We visited a mosque near the market and then headed to the Khast Imom complex. There were an impressive array of Mosques and Medressas that made up this religious center but the star attraction was a 7th century Quran that was housed in the library muesum. This copy was said to be the oldest in the world. The Quran sat at the centre of a small mosque and was housed in a climate controlled glass cabinet. The book was enormous; each page was made out of smooth leather and etched with beautiful calligraphy drawn in thick black paint. The other rooms in the mosque had many other examples of antique Qurans and their evolution over the centuries.

We enjoyed a long lunch at Al Delfeen, the Syrian Restaurant we had tried to find the previous evening. The restaurant was set in a rundown Soviet-era building but we sat in the front courtyard on carpeted daybeds with tables perched on top. It was an extremely pleasant spot. Excited by the extensive Lebanese and Syrian menu, we ordered food by the plateful. We had been so starved of fresh food in the restaurants in Iran that we decided to make up for lost time. We left with full bellies and after one last walk around Tashkent we flagged a taxi driver to take us to the airport via our hotel.
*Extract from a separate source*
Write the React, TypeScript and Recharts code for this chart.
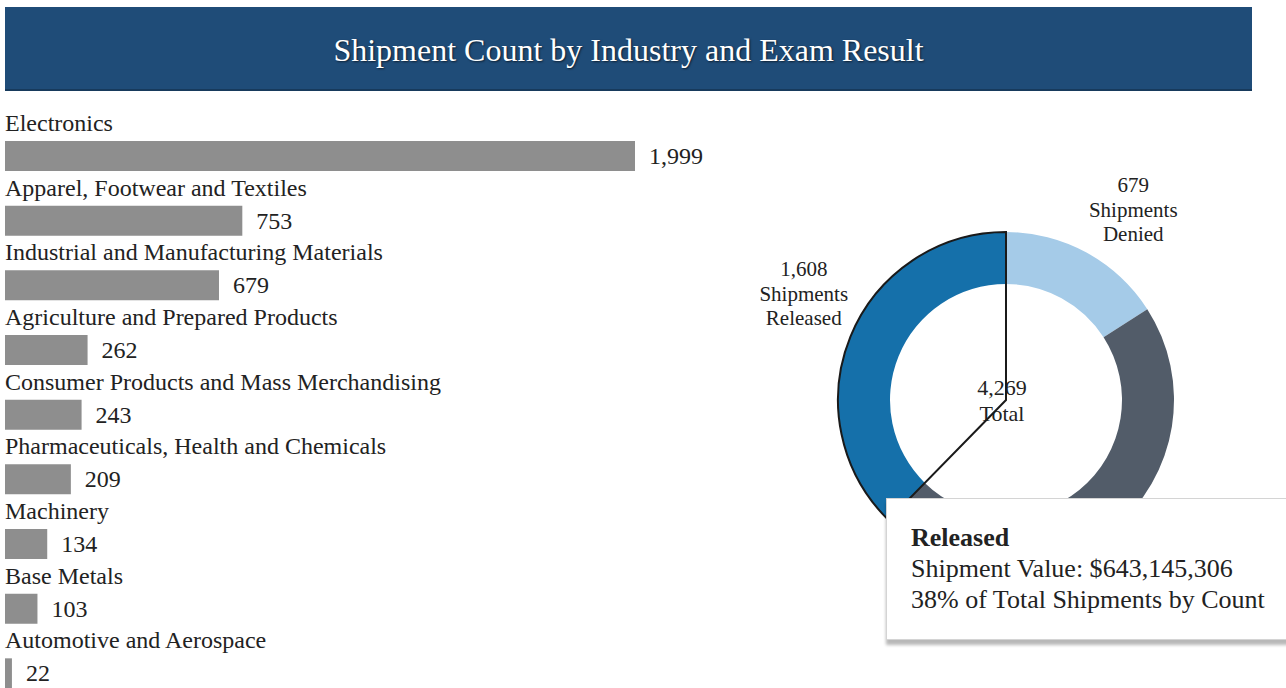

Unfortunately our taxi driver had the navigational skills of a blind bat. He drove us around and around in circles, stopping more and more often to ask for directions. Thankfully James directed him from the guidebook and after a fair amount of charades we finally made it to the airport, in the nick of time. When I first started travelling with James I never understood his obsession with pulling out the map every time we got into a taxi and entered a new city or town. I was always of the theory that once we were in the taxi we could relax and enjoy being chauffeured to the door of wherever we were going. However, from the experience of the last  couple of months I couldn't have be more grateful for travelling with a map nerd. I can't count the times that James has navigated our taxi drivers to various destinations on this trip, from tiny villages to bustling cities. We never would have made it without James' international charades. Although often comical, they had been invaluable.